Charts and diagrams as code
Start

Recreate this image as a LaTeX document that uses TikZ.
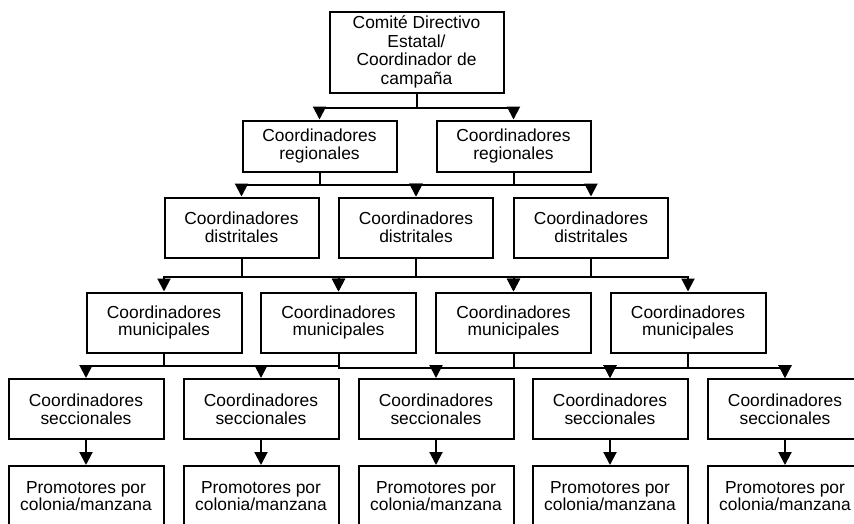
\documentclass[tikz,border=0pt]{standalone}
\usepackage{fontspec}
\setmainfont{Liberation Sans}
\usetikzlibrary{arrows.meta}

\begin{document}
\begin{tikzpicture}[x=1pt,y=-1pt,
    caja/.style={draw,line width=2pt,align=center,inner sep=0pt,minimum width=154pt,minimum height=60pt,font=\fontsize{17.4}{17.6}\selectfont},
    flecha/.style={line width=2pt,-{Triangle[length=13pt,width=13pt]}},
    linea/.style={line width=2pt}]
    \clip (0,0) rectangle (854,523);
    % niveles de la estructura
    \node[caja,minimum width=174pt,minimum height=81pt,font=\fontsize{17.4}{18.7}\selectfont] (comite) at (416.5,52) {Comité Directivo\\Estatal/\\Coordinador de\\campaña};
    \node[caja,minimum height=51pt] (reg1) at (319.5,146) {Coordinadores\\regionales};
    \node[caja,minimum height=51pt] (reg2) at (513.5,146) {Coordinadores\\regionales};
    \node[caja] (dist1) at (241.5,227.5) {Coordinadores\\distritales};
    \node[caja] (dist2) at (416,227.5) {Coordinadores\\distritales};
    \node[caja] (dist3) at (591,227.5) {Coordinadores\\distritales};
    \node[caja,minimum width=155pt] (muni1) at (164,322.5) {Coordinadores\\municipales};
    \node[caja,minimum width=155pt] (muni2) at (338.5,322.5) {Coordinadores\\municipales};
    \node[caja,minimum width=155pt] (muni3) at (513.5,322.5) {Coordinadores\\municipales};
    \node[caja,minimum width=155pt] (muni4) at (688,322.5) {Coordinadores\\municipales};
    \node[caja,minimum width=155pt] (secc1) at (86,409) {Coordinadores\\seccionales};
    \node[caja,minimum width=155pt] (secc2) at (261,409) {Coordinadores\\seccionales};
    \node[caja,minimum width=155pt] (secc3) at (436,409) {Coordinadores\\seccionales};
    \node[caja,minimum width=155pt] (secc4) at (610,409) {Coordinadores\\seccionales};
    \node[caja,minimum width=155pt] (secc5) at (785,409) {Coordinadores\\seccionales};
    \node[caja,minimum width=155pt] (prom1) at (86,496) {Promotores por\\colonia/manzana};
    \node[caja,minimum width=155pt] (prom2) at (261,496) {Promotores por\\colonia/manzana};
    \node[caja,minimum width=155pt] (prom3) at (436,496) {Promotores por\\colonia/manzana};
    \node[caja,minimum width=155pt] (prom4) at (610,496) {Promotores por\\colonia/manzana};
    \node[caja,minimum width=155pt] (prom5) at (785,496) {Promotores por\\colonia/manzana};

    % ligas entre niveles
    \draw[flecha] (comite.south) -- ++(0,14) -| (reg1.north);
    \draw[flecha] (comite.south) -- ++(0,14) -| (reg2.north);
    \draw[flecha] (reg1.south) -- ++(0,12) -| (dist1.north);
    \draw[flecha] (reg1.south) -- ++(0,12) -| (dist2.north);
    \draw[flecha] (reg2.south) -- ++(0,12) -| (dist2.north);
    \draw[flecha] (reg2.south) -- ++(0,12) -| (dist3.north);
    \draw[flecha] (dist1.south) -- ++(0,18) -| (muni1.north);
    \draw[flecha] (dist1.south) -- ++(0,18) -| (muni2.north);
    \draw[flecha] (dist2.south) -- ++(0,18) -| (muni2.north);
    \draw[flecha] (dist2.south) -- ++(0,18) -| (muni3.north);
    \draw[flecha] (dist3.south) -- ++(0,18) -| (muni3.north);
    \draw[flecha] (dist3.south) -- ++(0,18) -| (muni4.north);
    \draw[flecha] (muni1.south) -- ++(0,12) -| (secc1.north);
    \draw[flecha] (muni1.south) -- ++(0,12) -| (secc2.north);
    \draw[linea] (muni1.south) ++(0,12) -| (muni2.south);
    \draw[flecha] (muni2.south) -- ++(0,14) -| (secc3.north);
    \draw[flecha] (muni2.south) -- ++(0,14) -| (secc4.north);
    \draw[flecha] (muni2.south) -- ++(0,14) -| (secc5.north);
    \draw[flecha] (muni3.south) -- ++(0,14) -| (secc4.north);
    \draw[flecha] (muni4.south) -- ++(0,14) -| (secc5.north);
    \foreach \i in {1,...,5}
        \draw[flecha] (secc\i) -- (prom\i);
\end{tikzpicture}
\end{document}
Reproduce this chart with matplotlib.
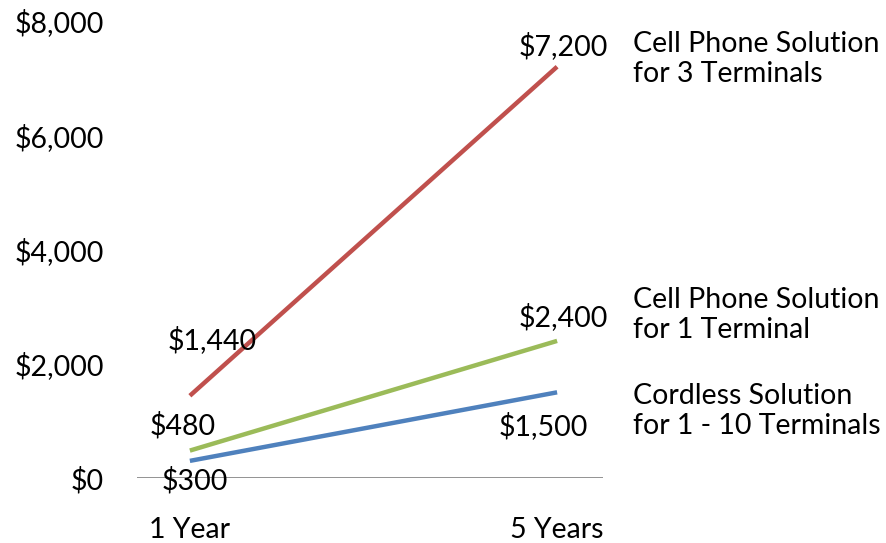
import matplotlib
matplotlib.use('Agg')
from matplotlib import pyplot as plt

plt.rcParams['font.family'] = ['Lato', 'DejaVu Sans']

kategorije = ['1 Year', '5 Years']
cell_3 = [1440, 7200]
cell_1 = [480, 2400]
cordless = [300, 1500]
nazivi = ['Cell Phone Solution\nfor 3 Terminals',
          'Cell Phone Solution\nfor 1 Terminal',
          'Cordless Solution\nfor 1 - 10 Terminals']
y_ticks = [0, 2000, 4000, 6000, 8000]

boje = ['#C0504D', '#9BBB59', '#4F81BD']

fig = plt.figure(figsize=(8.86, 5.43), dpi=100)
ax = fig.add_axes([137 / 886, 65 / 543, 466 / 886, 457 / 543])

x = [0, 1]
ax.plot(x, cell_3, color=boje[0], lw=3.2, solid_capstyle='butt')
ax.plot(x, cell_1, color=boje[1], lw=3.2, solid_capstyle='butt')
ax.plot(x, cordless, color=boje[2], lw=3.2, solid_capstyle='butt')

ax.set_xlim(-0.144, 1.125)
ax.set_ylim(0, 8000)
ax.axhline(0, color='#808080', lw=1.2, zorder=1)

fs = 20.5
# oznake podataka
ax.annotate(f'${cell_3[0]:,}', (x[0], cell_3[0]), xytext=(22, 56), textcoords='offset pixels',
            ha='center', va='center', fontsize=fs)
ax.annotate(f'${cell_3[1]:,}', (x[1], cell_3[1]), xytext=(6, 21), textcoords='offset pixels',
            ha='center', va='center', fontsize=fs)
ax.annotate(f'${cell_1[0]:,}', (x[0], cell_1[0]), xytext=(-7, 25), textcoords='offset pixels',
            ha='center', va='center', fontsize=fs)
ax.annotate(f'${cell_1[1]:,}', (x[1], cell_1[1]), xytext=(6, 24), textcoords='offset pixels',
            ha='center', va='center', fontsize=fs)
ax.annotate(f'${cordless[0]:,}', (x[0], cordless[0]), xytext=(5, -20), textcoords='offset pixels',
            ha='center', va='center', fontsize=fs)
ax.annotate(f'${cordless[1]:,}', (x[1], cordless[1]), xytext=(-14, -34), textcoords='offset pixels',
            ha='center', va='center', fontsize=fs)

ax.set_yticks(y_ticks)
ax.set_yticklabels([f'${v:,}' for v in y_ticks], fontsize=fs)
ax.set_xticks(x)
ax.set_xticklabels(kategorije, fontsize=fs)
ax.tick_params(axis='y', length=0, pad=24)
ax.tick_params(axis='x', length=0, pad=28)
for s in ax.spines.values():
    s.set_visible(False)

# nazivi serija desno
fig.text(633 / 886, 1 - 31 / 543, nazivi[0], ha='left', va='top', fontsize=fs, linespacing=1.2)
fig.text(633 / 886, 1 - 287 / 543, nazivi[1], ha='left', va='top', fontsize=fs, linespacing=1.2)
fig.text(633 / 886, 1 - 383 / 543, nazivi[2], ha='left', va='top', fontsize=fs, linespacing=1.2)

fig.savefig('out.png', dpi=100)
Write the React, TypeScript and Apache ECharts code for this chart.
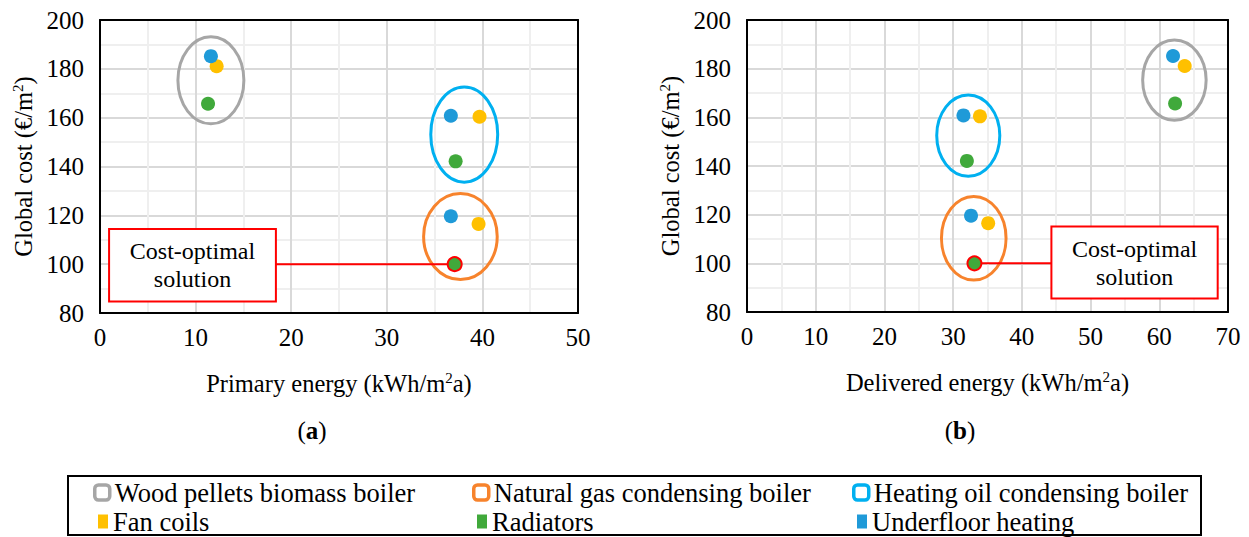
import React, { useEffect, useRef } from "react";
import * as echarts from "echarts";

const FONT = "Liberation Serif";

// Boiler order: wood pellets, natural gas, heating oil
const boilers = [
  "Wood pellets biomass boiler",
  "Natural gas condensing boiler",
  "Heating oil condensing boiler",
];
const boilerColors = ["#a6a6a6", "#f7832c", "#00b0f0"];
const heatingTypes = ["Fan coils", "Radiators", "Underfloor heating"];
const heatingColors = ["#ffc000", "#40a93b", "#1f9ad8"];

// Global cost (€/m²) per boiler
const fanCoilsCost = [181.1, 116.5, 160.4];
const radiatorsCost = [165.7, 100.0, 142.1];
const underfloorCost = [185.2, 119.6, 160.8];

// Primary energy (kWh/m²a) per boiler
const fanCoilsPrimary = [12.2, 39.6, 39.7];
const radiatorsPrimary = [11.3, 37.1, 37.2];
const underfloorPrimary = [11.6, 36.7, 36.7];

// Delivered energy (kWh/m²a) per boiler
const fanCoilsDelivered = [63.7, 35.1, 33.9];
const radiatorsDelivered = [62.3, 33.1, 32.0];
const underfloorDelivered = [62.0, 32.6, 31.5];

// Group ellipses [centre x, centre y, radius x, radius y] in data units
const ellipsesPrimary = [
  [11.6, 175.3, 3.45, 17.8],
  [37.7, 111.3, 3.85, 17.6],
  [38.1, 153.1, 3.5, 19.5],
];
const ellipsesDelivered = [
  [62.2, 175.3, 4.62, 16.5],
  [33.0, 110.3, 4.7, 17.2],
  [32.2, 152.5, 4.59, 16.7],
];

// Callout boxes [x0, y0, x1, y1] in data units
const calloutPrimary = [0.95, 84.7, 18.4, 114.4];
const calloutDelivered = [44.3, 85.5, 68.5, 115.1];
const calloutText = "Cost-optimal\nsolution";

const xTicksPrimary = { min: 0, max: 50, interval: 10 };
const xTicksDelivered = { min: 0, max: 70, interval: 10 };
const yTicks = { min: 80, max: 200, interval: 20 };

function zip(xs: number[], ys: number[]) {
  return xs.map((x, i) => [x, ys[i]]);
}

export default function App() {
  const ref = useRef<HTMLDivElement>(null);

  useEffect(() => {
    if (!ref.current) return;
    const chart = echarts.init(ref.current, undefined, { renderer: "svg" });

    const optIdx = radiatorsCost.indexOf(Math.min(...radiatorsCost));

    const nameStyle = {
      fontSize: 24.5,
      fontFamily: FONT,
      color: "#000",
      lineHeight: 27,
      rich: { sup: { fontSize: 15, lineHeight: 15, verticalAlign: "top", fontFamily: FONT, color: "#000" } },
    };

    const mainX = (t: any, grid: number, name: string) => ({
      type: "value",
      gridIndex: grid,
      position: "bottom",
      min: t.min,
      max: t.max,
      interval: t.interval,
      axisLine: { show: false },
      axisTick: { show: false },
      minorTick: { show: false, splitNumber: 2 },
      splitLine: { show: true, lineStyle: { color: "#d9d9d9", width: 2 } },
      minorSplitLine: { show: true, lineStyle: { color: "#efefef", width: 2 } },
      axisLabel: { fontSize: 25, fontFamily: FONT, color: "#000", margin: 12 },
      name,
      nameLocation: "middle",
      nameGap: 57,
      nameTextStyle: nameStyle,
      z: 0,
    });
    const mainY = (grid: number) => ({
      type: "value",
      gridIndex: grid,
      position: "left",
      min: yTicks.min,
      max: yTicks.max,
      interval: yTicks.interval,
      axisLine: { show: false },
      axisTick: { show: false },
      minorTick: { show: false, splitNumber: 2 },
      splitLine: { show: true, lineStyle: { color: "#d9d9d9", width: 2 } },
      minorSplitLine: { show: true, lineStyle: { color: "#efefef", width: 2 } },
      axisLabel: { fontSize: 25, fontFamily: FONT, color: "#000", margin: 16 },
      name: "Global cost (€/m{sup|2})",
      nameLocation: "middle",
      nameGap: 63,
      nameTextStyle: nameStyle,
      z: 0,
    });
    const frameX = (t: any, grid: number, pos: string) => ({
      type: "value",
      gridIndex: grid,
      position: pos,
      min: t.min,
      max: t.max,
      interval: t.interval,
      axisLine: { show: true, onZero: false, lineStyle: { color: "#000", width: 2 } },
      axisTick: { show: false },
      axisLabel: { show: false },
      splitLine: { show: false },
      z: 1,
    });
    const frameY = (grid: number, pos: string) => ({
      type: "value",
      gridIndex: grid,
      position: pos,
      min: yTicks.min,
      max: yTicks.max,
      interval: yTicks.interval,
      axisLine: { show: true, onZero: false, lineStyle: { color: "#000", width: 2 } },
      axisTick: { show: false },
      axisLabel: { show: false },
      splitLine: { show: false },
      z: 1,
    });

    const ellipseSeries = (ells: number[][], xi: number, yi: number) =>
      boilers.map((b, i) => ({
        type: "custom",
        name: b,
        xAxisIndex: xi,
        yAxisIndex: yi,
        z: 3,
        silent: true,
        itemStyle: { color: boilerColors[i] },
        data: [ells[i]],
        renderItem: (_p: any, api: any) => {
          const c = api.coord([api.value(0), api.value(1)]);
          const s = api.size([api.value(2), api.value(3)]);
          return {
            type: "ellipse",
            shape: { cx: c[0], cy: c[1], rx: s[0], ry: s[1] },
            style: { fill: "none", stroke: boilerColors[i], lineWidth: 3 },
          };
        },
      }));

    const calloutSeries = (box: number[], target: number[], xi: number, yi: number) => ({
      type: "custom",
      name: "callout",
      xAxisIndex: xi,
      yAxisIndex: yi,
      z: 4,
      silent: true,
      data: [[box[0], box[1], box[2], box[3], target[0], target[1]]],
      renderItem: (_p: any, api: any) => {
        const p0 = api.coord([api.value(0), api.value(1)]);
        const p1 = api.coord([api.value(2), api.value(3)]);
        const pt = api.coord([api.value(4), api.value(5)]);
        const left = Math.min(p0[0], p1[0]);
        const right = Math.max(p0[0], p1[0]);
        const top = Math.min(p0[1], p1[1]);
        const bottom = Math.max(p0[1], p1[1]);
        const edgeX = pt[0] > right ? right : left;
        return {
          type: "group",
          children: [
            {
              type: "line",
              shape: { x1: edgeX, y1: pt[1], x2: pt[0], y2: pt[1] },
              style: { stroke: "#ff0000", lineWidth: 2 },
            },
            {
              type: "rect",
              shape: { x: left, y: top, width: right - left, height: bottom - top },
              style: { fill: "#fff", stroke: "#ff0000", lineWidth: 2 },
            },
            {
              type: "text",
              style: {
                text: calloutText,
                x: (left + right) / 2,
                y: (top + bottom) / 2,
                align: "center",
                verticalAlign: "middle",
                fontSize: 24,
                lineHeight: 28,
                fontFamily: FONT,
                fill: "#000",
              },
            },
          ],
        };
      },
    });

    const heatingData = [
      [fanCoilsPrimary, fanCoilsCost, fanCoilsDelivered],
      [radiatorsPrimary, radiatorsCost, radiatorsDelivered],
      [underfloorPrimary, underfloorCost, underfloorDelivered],
    ];

    const scatterSeries = (which: number, xi: number, yi: number) =>
      heatingTypes.map((h, i) => {
        const xs = which === 0 ? heatingData[i][0] : heatingData[i][2];
        const pts = zip(xs, heatingData[i][1]).map((p, k) =>
          i === 1 && k === optIdx
            ? { value: p, itemStyle: { borderColor: "#ff0000", borderWidth: 2 } }
            : { value: p }
        );
        return {
          type: "scatter",
          name: h,
          xAxisIndex: xi,
          yAxisIndex: yi,
          z: 5,
          symbolSize: 14,
          itemStyle: { color: heatingColors[i], opacity: 1 },
          data: pts,
        };
      });

    const legendPos = [
      [93, 479],
      [472, 479],
      [852, 479],
    ];
    const legends: any[] = [];
    boilers.forEach((b, i) => {
      legends.push({
        left: legendPos[i][0],
        top: legendPos[i][1],
        padding: 0,
        selectedMode: false,
        itemWidth: 15,
        itemHeight: 15,
        textStyle: { fontSize: 26.5, fontFamily: FONT, color: "#000" },
        data: [
          {
            name: b,
            icon: "roundRect",
            itemStyle: { color: "#fff", borderColor: boilerColors[i], borderWidth: 3.5 },
          },
        ],
      });
    });
    heatingTypes.forEach((h, i) => {
      legends.push({
        left: legendPos[i][0] + 5,
        top: legendPos[i][1] + 29,
        padding: 0,
        selectedMode: false,
        itemWidth: 10,
        itemHeight: 14,
        textStyle: { fontSize: 26.5, fontFamily: FONT, color: "#000" },
        data: [{ name: h, icon: "rect", itemStyle: { color: heatingColors[i], borderWidth: 0 } }],
      });
    });

    const optPrimary = [radiatorsPrimary[optIdx], radiatorsCost[optIdx]];
    const optDelivered = [radiatorsDelivered[optIdx], radiatorsCost[optIdx]];

    chart.setOption({
      animation: false,
      backgroundColor: "#fff",
      textStyle: { fontFamily: FONT },
      grid: [
        { left: 100, top: 20, width: 478, height: 293, containLabel: false },
        { left: 747, top: 20, width: 481, height: 292, containLabel: false },
      ],
      xAxis: [
        mainX(xTicksPrimary, 0, "Primary energy (kWh/m{sup|2}a)"),
        frameX(xTicksPrimary, 0, "top"),
        frameX(xTicksPrimary, 0, "bottom"),
        mainX(xTicksDelivered, 1, "Delivered energy (kWh/m{sup|2}a)"),
        frameX(xTicksDelivered, 1, "top"),
        frameX(xTicksDelivered, 1, "bottom"),
      ],
      yAxis: [
        mainY(0),
        frameY(0, "left"),
        frameY(0, "right"),
        mainY(1),
        frameY(1, "left"),
        frameY(1, "right"),
      ],
      legend: legends,
      graphic: [
        {
          type: "rect",
          shape: { x: 68, y: 476, width: 1133, height: 59 },
          style: { fill: "none", stroke: "#000", lineWidth: 2 },
        },
        {
          type: "text",
          x: 312,
          y: 430,
          style: {
            text: "({b|a})",
            align: "center",
            verticalAlign: "middle",
            fontSize: 25,
            fontFamily: FONT,
            fill: "#000",
            rich: { b: { fontWeight: "bold", fontSize: 25, fontFamily: FONT, fill: "#000" } },
          },
        },
        {
          type: "text",
          x: 960,
          y: 430,
          style: {
            text: "({b|b})",
            align: "center",
            verticalAlign: "middle",
            fontSize: 25,
            fontFamily: FONT,
            fill: "#000",
            rich: { b: { fontWeight: "bold", fontSize: 25, fontFamily: FONT, fill: "#000" } },
          },
        },
      ],
      series: [
        ...ellipseSeries(ellipsesPrimary, 0, 0),
        ...ellipseSeries(ellipsesDelivered, 3, 3),
        calloutSeries(calloutPrimary, optPrimary, 0, 0),
        calloutSeries(calloutDelivered, optDelivered, 3, 3),
        ...scatterSeries(0, 0, 0),
        ...scatterSeries(1, 3, 3),
      ],
    });

    return () => chart.dispose();
  }, []);

  return (
    <div
      ref={ref}
      style={{ position: "absolute", left: 0, top: 0, width: 1249, height: 537 }}
    />
  );
}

End

* _WHAT THE TASK ASKS_
Say how many lines in the listing above include "React". Give nothing but the number.

* _EXERCISE OUTPUT_
2